Seven Habits of Highly Effective DevOps

DevOps Drive-InGlenn O’Donnell, Principal Analyst at Forrester paid a visit to Serena Software headquarters in San Mateo, CA this week and joined us for our monthly DevOps Drive-In webcast.  IT is in its own industrial revolution according to Glenn, in part because IT is currently too slow, has poor quality and customers don’t trust IT.  This revolution requires an IT fitness program and not a weight loss program where IT becomes stronger, faster and more resilient.  To improve quickly, IT needs to embrace Lean principles and methodologies.

Glenn provided an overview of how IT can leverage Lean value stream mapping and the DevOps principles of automation and culture to eliminate waste, increase quality and reduce cycle times.  He also outlined the “Seven Habits of Highly Effective DevOps.” These habits are:

  1. Establish common values and awareness across a common Dev and Ops community.
  2. Take an “outside in” approach to everything.
  3. Automate your build, testing and release management processes.
  4. Standardize the services and the components used to build these services.
  5. Instill a culture of systems engineering across Dev and Ops.
  6. Implement feedback and feed-forward in the service lifecycle.
  7. Put developers on the front line of service support.

During the webinar, we polled attendees and asked them to select which of the seven habits they thought would be the highest priority to improve their organization. Below is a graph of the results.

 

The majority believes automation and establishing common values and awareness between Dev and Ops would provide the most improvement to their organization.  I was surprised having developers on the front line of service support and implementing feedback loops scored so low.  Changing the culture is harder to do but I do like the DevOps principle of shared accountability and the “If I’m awake, you are awake” mentality.  If an operations person gets woken up early in the morning, the responsible developer should work alongside them until the problem is resolved.  You would get faster MTTR and improve reliability and quality.

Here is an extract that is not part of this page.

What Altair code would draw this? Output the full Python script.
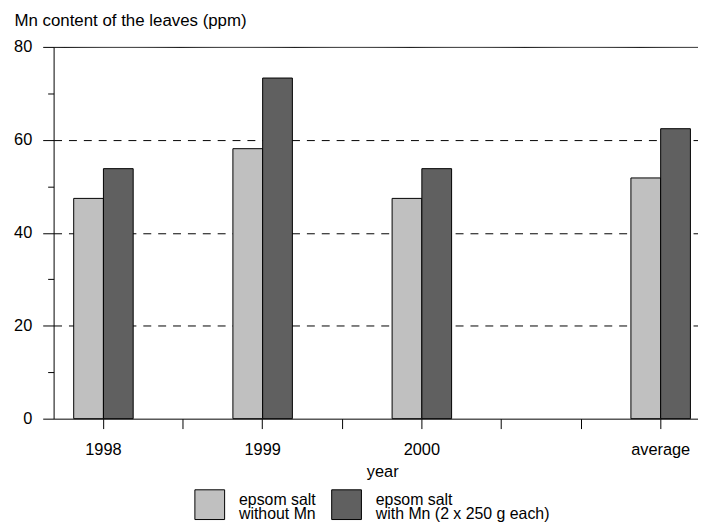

It was a great DevOps Drive-in.  Thanks goes to Glenn and Forrester.  Make sure you catch our next DevOps Drive-in webcast on April 23rd.  We are teaming up with Cloudbees to discuss the challenges of Enterprise Continuous Delivery.


Mark Levy is a Product Marketing Manager at Serena Software focusing on DevOps and the Enterprise. He has over 25 years of experience in enterprise software, focusing on both application development and IT operations.

Tags: DevOps


Comments

Eugene on May 13th, 2014 at 2:50 am

Hi Mark,

Interesting results you got from the poll. From my point of view, #4 and #5 are the primary goals for esablishing great DevOps cooperation, but looks like the majority of respondents think in another way.

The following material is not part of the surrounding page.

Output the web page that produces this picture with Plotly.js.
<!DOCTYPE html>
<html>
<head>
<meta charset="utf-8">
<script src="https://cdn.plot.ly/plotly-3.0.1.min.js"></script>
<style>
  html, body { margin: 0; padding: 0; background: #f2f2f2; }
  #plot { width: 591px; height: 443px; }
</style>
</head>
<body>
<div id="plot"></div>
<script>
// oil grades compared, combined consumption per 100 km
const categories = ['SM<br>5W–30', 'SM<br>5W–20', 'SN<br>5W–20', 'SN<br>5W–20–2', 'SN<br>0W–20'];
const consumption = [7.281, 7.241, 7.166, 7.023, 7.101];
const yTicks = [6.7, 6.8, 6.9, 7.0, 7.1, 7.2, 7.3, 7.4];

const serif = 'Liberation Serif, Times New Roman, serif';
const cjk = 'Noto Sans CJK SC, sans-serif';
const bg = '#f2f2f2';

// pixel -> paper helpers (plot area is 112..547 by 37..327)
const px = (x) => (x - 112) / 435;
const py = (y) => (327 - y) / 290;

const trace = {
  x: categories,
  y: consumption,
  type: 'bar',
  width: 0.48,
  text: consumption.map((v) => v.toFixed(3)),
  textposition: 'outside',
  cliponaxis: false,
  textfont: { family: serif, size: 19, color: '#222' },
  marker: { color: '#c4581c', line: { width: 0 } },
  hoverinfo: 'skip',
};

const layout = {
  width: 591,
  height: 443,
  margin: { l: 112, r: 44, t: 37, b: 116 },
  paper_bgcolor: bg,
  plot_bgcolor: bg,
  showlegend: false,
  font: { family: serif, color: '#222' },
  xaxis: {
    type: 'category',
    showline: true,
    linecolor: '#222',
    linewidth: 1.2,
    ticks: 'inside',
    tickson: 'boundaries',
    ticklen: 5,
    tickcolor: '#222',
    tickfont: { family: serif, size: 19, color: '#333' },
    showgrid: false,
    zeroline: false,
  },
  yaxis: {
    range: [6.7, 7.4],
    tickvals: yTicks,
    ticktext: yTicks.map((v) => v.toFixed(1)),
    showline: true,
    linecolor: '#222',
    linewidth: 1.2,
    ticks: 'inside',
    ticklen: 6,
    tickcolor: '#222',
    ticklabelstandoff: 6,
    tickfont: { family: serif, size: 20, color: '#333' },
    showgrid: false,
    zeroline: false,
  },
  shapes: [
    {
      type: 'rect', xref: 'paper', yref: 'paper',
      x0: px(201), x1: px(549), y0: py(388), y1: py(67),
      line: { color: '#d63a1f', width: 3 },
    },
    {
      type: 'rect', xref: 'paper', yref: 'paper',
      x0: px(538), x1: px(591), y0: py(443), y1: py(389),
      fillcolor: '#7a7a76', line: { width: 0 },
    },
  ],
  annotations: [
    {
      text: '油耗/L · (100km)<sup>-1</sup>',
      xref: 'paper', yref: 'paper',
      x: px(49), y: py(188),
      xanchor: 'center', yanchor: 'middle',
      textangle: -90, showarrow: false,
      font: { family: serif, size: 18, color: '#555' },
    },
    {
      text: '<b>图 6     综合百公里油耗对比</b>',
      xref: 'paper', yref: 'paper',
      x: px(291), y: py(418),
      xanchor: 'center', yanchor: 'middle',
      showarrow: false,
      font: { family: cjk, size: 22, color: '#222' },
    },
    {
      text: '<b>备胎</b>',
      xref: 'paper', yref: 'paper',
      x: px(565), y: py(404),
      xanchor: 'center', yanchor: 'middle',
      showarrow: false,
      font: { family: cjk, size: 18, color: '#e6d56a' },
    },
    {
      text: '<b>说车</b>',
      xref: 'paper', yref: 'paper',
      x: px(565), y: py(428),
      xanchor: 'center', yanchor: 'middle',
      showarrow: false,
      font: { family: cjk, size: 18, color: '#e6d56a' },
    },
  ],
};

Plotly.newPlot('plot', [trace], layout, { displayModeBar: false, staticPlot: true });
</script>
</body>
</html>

We at Oxagile have decided to take a closer look at DevOps and try to find out its benefits for our business. The first thoughts on DevOps are here: http://www.oxagile.com/company/blog/devops-your-team/

Regards,
Eugene

Mark on May 14th, 2014 at 3:13 pm

Hi Eugene,

That is a good point of view to have! All of these “Habits” are highly effective and should be primary goals. I think automation is favored because it’s something that can reduce cycle times, is measurable, and can provide a quick win, whereas #4 and #5 generally take longer to implement and see value. I believe that all of these principles are important and can provide tremendous value to IT and ultimately to the business.